Amazon Offers New Cloud-Based High Performance Computing

Amazon has long touted its ECS (Elastic Compute Cloud) as a flexible service for companies that need a certain amount of server time to test programs or features, but don't want to invest the time and effort themselves. Now, the company has added additional HPC (High Performance Computing) capabilities that are typically targeted towards large-scale enterprise or university buildouts. These are precisely the sorts of organizations that typically can afford to invest time/money, but Amazon is targeting potential customers that might be restrained either by a lack of available CPU time or those that are physically unable to install new/different hardware.

According to Amazon's CTO Werner Vogels, EC2 customers have used Amazon's service for HPC applications since launch day. This new announcement signals the delivery of several new capabilities and performance improvements. From Vogels' blog:
Amazon EC2 and Elastic Map Reduce have been successful in freeing some HPC customers with highly parallelized workloads from the typical challenges
of HPC infrastructure...[but] there were several classes of HPC workloads for which the existing instance types of Amazon EC2 have not been the right solution. In particular this has been true for applications based on algorithms - often MPI-based - that depend on frequent low-latency communication and/or require significant cross sectional bandwidth. Additionally, many high-end HPC applications take advantage of knowing their in-house hardware platforms to achieve major speedup by exploiting the specific processor architecture. There has been no easy way for developers to do this in Amazon EC2... until today.
Under the new plan, customers will be able to rent Cluster Computer Instances (CCIs) that have been specifically engineered for high bandwidth, low-latency communication. Each instance within the cluster has access to up to 10Gb/s of bandwidth when communicating with other instances. This sort of capability could come in very handy for clients who want to model the performance delta of changing certain processes on a small scale before attempting to deploy them across the entire HPC cluster. While SOP for years has been to keep a very small test cluster around for precisely that purpose,

Amazon may be able to offer a mid-sized cluster that's useful for catching scaling problems that don't occur at a very small level but appear later on. Depending on the terms and conditions of Amazon's rental policy, it might also be cheaper to use Amazon's service to expand an HPC system nearly full-time, or to keep more system resources running while overhauling part of the network.

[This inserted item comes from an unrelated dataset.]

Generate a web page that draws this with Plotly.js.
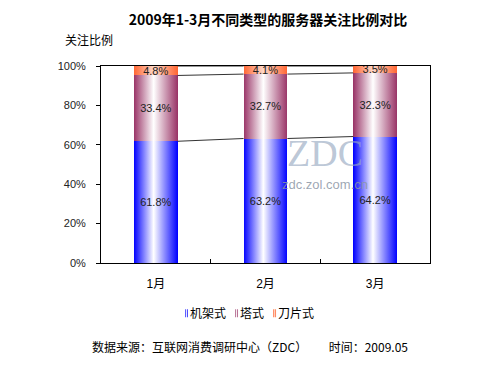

I wonder if anyone has ever bought an EC2 server and put it to work on Folding@Home?

The company  lists two particular reasons to use its Cluster Compute program rather than the standard EC2 platform. The first is the low-latency bandwidth we've discussed; the second is: "Cluster Compute instances include the specific processor architecture in their definition to allow developers to tune their applications by compiling applications for that specific processor architecture in order to achieve optimal performance."

Major HPC buildouts are where you often find a high degree of system optimizations in use, as it can be worth the time and effort to code to the metal (meaning code to the particular strengths and weaknesses of any HPC cluster.) As with EC2, Amazon will offer a variety of price points and server structures. The largest will feature 23GB of RAM, 33.5 Compute Units (2x Intel Xeon X5570), 1,607 GB storage, and 64-bit support. We figure it'll run Crysis pretty well.